Perhaps strangely, Weems believes the election of Trump may offer the much-needed room to “refocus our international interest because there is an interest now in what it means to have white supremacy rise across many nations”.
In this sense, Weems’s Constructing History, a work created in the same year United States President Barack Obama was elected into office, begins to articulate and underscore different issues to the ones it touched on when created.
In a public talk, Weems alludes to the fact that when she created the photographic series (characterised by constructed black-and-white images that mimic historical events and foreground the presence of women), she was partly emphasising all that had happened to make the moment of Obama a reality.
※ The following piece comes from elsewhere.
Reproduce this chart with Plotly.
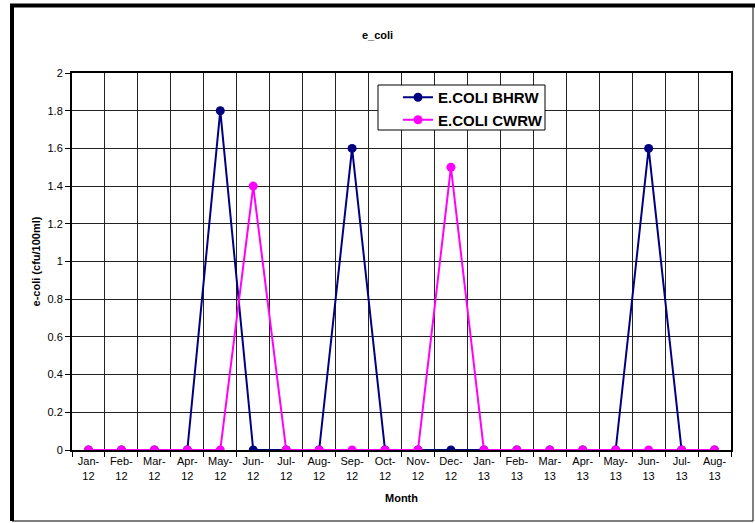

In light of the leadership vortex created by Trump’s emergence, Constructing History takes on the strident electricity of the moment.
“I think of Constructing History as being, as [writer] Amiri Baraka would say, ‘a changing same’. The social conditions in the United States have been very consistent even as we had a black man in the White House. A part of what is being underscored in Constructing History is that it is not necessarily a man who will completely change the face of a country.”
But there are further layers — layers that enhance the obvious in, perhaps, ghastly ways.
“Even if we have movements like Occupy Wall Street, or Black Lives Matter, these are relatively small movements to what there was in the Sixties. So this idea that leadership has been thwarted has all to do with this extraordinary backlash that took place against progressive thinking in the country.
“That it happened in the United States and the way that it happened in the United States is also very important because we think of ourselves as representing this highest standard of democracy, when in reality it is quite the opposite and has been for a long time.”
Because Weems’s work is often about women and “the changing same” it has forced her to reflect even more poignantly about relations between women in the US. “If the country is becoming a majority minority state, then white women are going to maintain their position of power in relation to white men,” she says, addressing how the white female vote was pivotal in electing Trump.
“If they are going to maintain their level of representation, their sense of privilege in relation to the country, then they have to side with white men at this point.”
With the global upheaval, it is clear that Weems’s work will continue to signpost history and therefore possible futures.
Although Weems may be oblivious to a generation of South African artists and cultural producers she has influenced, mostly aware of the prowess of ageing masters such as William Kentridge and Marlene Dumas, it is her insistent practice that will continue to remind us to be simultaneously mindful of the present, past and future.
Perhaps when Trump falls, the insistence of that lone black figure confronting the Palazzo dei Congressi in Rome (as part of the Roaming series) won’t seem so forlorn and Tiananmenesque.
Perhaps then, the thousands of women behind her will be visible in the frame.
Africans in America runs until December 17.